Woronieski jamás dejaría de ser cruel, muchas veces hasta consigo mismo. Lucas y yo muy pronto lo abandonamos, cansados de las desagradables sorpresas que con que nos regalaba día tras día. Ambos decidimos desembarazarnos
de él cuando las cosas llegaron a lo insoportable. Partimos entonces rumbo a Asunción, dejándolo solo con las consecuencias de sus escándalos e interminables libaciones en el bar de la Cooperativa y el Salón América.
Tiempo después, ya de vuelta al alto Paraná, supe que Shcwelm había muerto. En el transcurso de los años que siguieron nunca oí que alguien mencionara una palabra acerca de la Capilla que deseó construir en
el parque dónde había vivido una gran parte de su existencia. ¿Es posible que su ferviente sueño no haya trascendido más allá de Ladislao Woronieski y yo?.. Y si otros llegaron a conocer esos últimos deseos
¡ Por qué lo callaron después de su muerte?? ¿Dónde habrá ido a parar aquel pedazo de papel en el cual logré sintetizar la imagen ce la célebre catedral de Reims?. ¿Es posible que el Fundador
no haya dejado algo escrito, algún testamento, haciendo conocer su postrer voluntad?.

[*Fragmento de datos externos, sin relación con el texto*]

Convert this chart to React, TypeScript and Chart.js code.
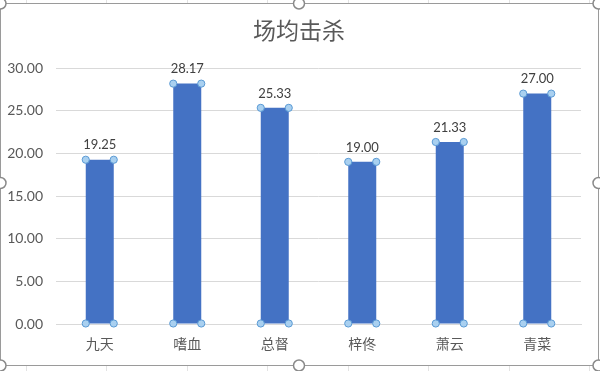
import React, { useEffect, useRef } from "react";
import { Chart, registerables } from "chart.js";

Chart.register(...registerables);

const title = "场均击杀";
const categories = ["九天", "嗜血", "总督", "梓佟", "萧云", "青菜"];
const killsPerGame = [19.25, 28.17, 25.33, 19.0, 21.33, 27.0];
const yMin = 0;
const yMax = 30;
const yStep = 5;

const FONT = "Lato, 'Noto Sans CJK SC', sans-serif";

const decorPlugin = {
  id: "decor",
  beforeDraw(chart: any) {
    const ctx = chart.ctx;
    const W = chart.width;
    const H = chart.height;
    ctx.save();
    ctx.fillStyle = "#ffffff";
    ctx.fillRect(0, 0, W, H);
    ctx.strokeStyle = "#e3e3e3";
    ctx.lineWidth = 1;
    for (let x = 25.5; x < W; x += 80.5) {
      const xx = Math.round(x) + 0.5;
      ctx.beginPath();
      ctx.moveTo(xx, 0);
      ctx.lineTo(xx, 3);
      ctx.moveTo(xx, 366);
      ctx.lineTo(xx, H);
      ctx.stroke();
    }
    ctx.fillStyle = "#595959";
    ctx.font = `23px ${FONT}`;
    ctx.textAlign = "center";
    ctx.textBaseline = "middle";
    ctx.fillText(title, 299, 32);
    ctx.restore();
  },
  afterDatasetsDraw(chart: any) {
    const ctx = chart.ctx;
    const meta = chart.getDatasetMeta(0);
    const data = chart.data.datasets[0].data as number[];
    ctx.save();
    meta.data.forEach((bar: any, i: number) => {
      const { x, y, base, width } = bar.getProps(["x", "y", "base", "width"], true);
      ctx.fillStyle = "#404040";
      ctx.font = `13px ${FONT}`;
      ctx.textAlign = "center";
      ctx.textBaseline = "bottom";
      ctx.fillText(data[i].toFixed(2), x, y - 8);
      const pts = [
        [x - width / 2, y],
        [x + width / 2, y],
        [x - width / 2, base],
        [x + width / 2, base],
      ];
      pts.forEach(([px, py]) => {
        ctx.beginPath();
        ctx.arc(px, py, 3.6, 0, Math.PI * 2);
        ctx.fillStyle = "#a9d0f0";
        ctx.fill();
        ctx.lineWidth = 1;
        ctx.strokeStyle = "#5b9bd5";
        ctx.stroke();
      });
    });
    ctx.restore();
  },
  afterDraw(chart: any) {
    const ctx = chart.ctx;
    ctx.save();
    ctx.strokeStyle = "#9a9a9a";
    ctx.lineWidth = 1;
    ctx.strokeRect(0.5, 3.5, 598, 362);
    const handles = [
      [0.5, 3.5], [299, 3.5], [598.5, 3.5],
      [0.5, 183], [598.5, 183],
      [0.5, 365.5], [299, 365.5], [598.5, 365.5],
    ];
    handles.forEach(([hx, hy]) => {
      ctx.beginPath();
      ctx.arc(hx, hy, 5.5, 0, Math.PI * 2);
      ctx.fillStyle = "#ffffff";
      ctx.fill();
      ctx.lineWidth = 1.5;
      ctx.strokeStyle = "#8a8a8a";
      ctx.stroke();
    });
    ctx.restore();
  },
};

export default function App() {
  const canvasRef = useRef<HTMLCanvasElement | null>(null);

  useEffect(() => {
    document.body.style.margin = "0";
    const canvas = canvasRef.current;
    if (!canvas) return;
    const chart = new Chart(canvas, {
      type: "bar",
      data: {
        labels: categories,
        datasets: [
          {
            data: killsPerGame,
            backgroundColor: "#4472c4",
            borderWidth: 0,
            barPercentage: 0.32,
            categoryPercentage: 1,
          },
        ],
      },
      options: {
        animation: false,
        responsive: false,
        maintainAspectRatio: false,
        layout: { padding: { left: 0, right: 19, top: 68, bottom: 0 } },
        plugins: {
          legend: { display: false },
          title: { display: false },
          tooltip: { enabled: false },
        },
        scales: {
          x: {
            grid: { display: false, drawTicks: false },
            border: { display: true, color: "#d9d9d9", width: 1 },
            ticks: {
              color: "#595959",
              font: { family: FONT, size: 14 },
              padding: 12,
              maxRotation: 0,
            },
            afterFit(scale: any) {
              scale.height = 47;
            },
          },
          y: {
            min: yMin,
            max: yMax,
            grid: { color: "#d9d9d9", drawTicks: false, lineWidth: 1 },
            border: { display: false },
            ticks: {
              stepSize: yStep,
              color: "#595959",
              font: { family: FONT, size: 14 },
              padding: 13,
              callback: (v: any) => Number(v).toFixed(2),
            },
            afterFit(scale: any) {
              scale.width = 56;
            },
          },
        },
      },
      plugins: [decorPlugin],
    });
    return () => chart.destroy();
  }, []);

  return (
    <div style={{ width: 600, height: 371 }}>
      <canvas ref={canvasRef} width={600} height={371} style={{ display: "block" }} />
    </div>
  );
}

Estas y otras preguntas me hice repetidas veces sobre aquel proyecto sumido hoy en el olvido. Me parece estar viendo aún la mirada
ansiosa del anciano Fundador de Eldorado. Al recordar esos ojos llenos de soledad y tristeza, que mi inmadura juventud no llegó a comprender en toda su verdadera dimensión, pienso en el mar de aspiraciones que todo ser humano arrastra a
lo largo del sendero de la vida.
Hombre al fin, Schwelm fue indudablemente un espíritu forjado con fuegos de sueños y conquistas, un perpetuo triunfador que materializó un Eldorado jamás hallado en los primeros tiempos de
la conquista americana, un hombre con propósitos sin fronteras, pero que al fin y al cabo no pudo cristalizar el más cara de sus últimos deseos: erigir una capilla en puro estilo gótico cuya sombra refrescara su tumba alguna vez.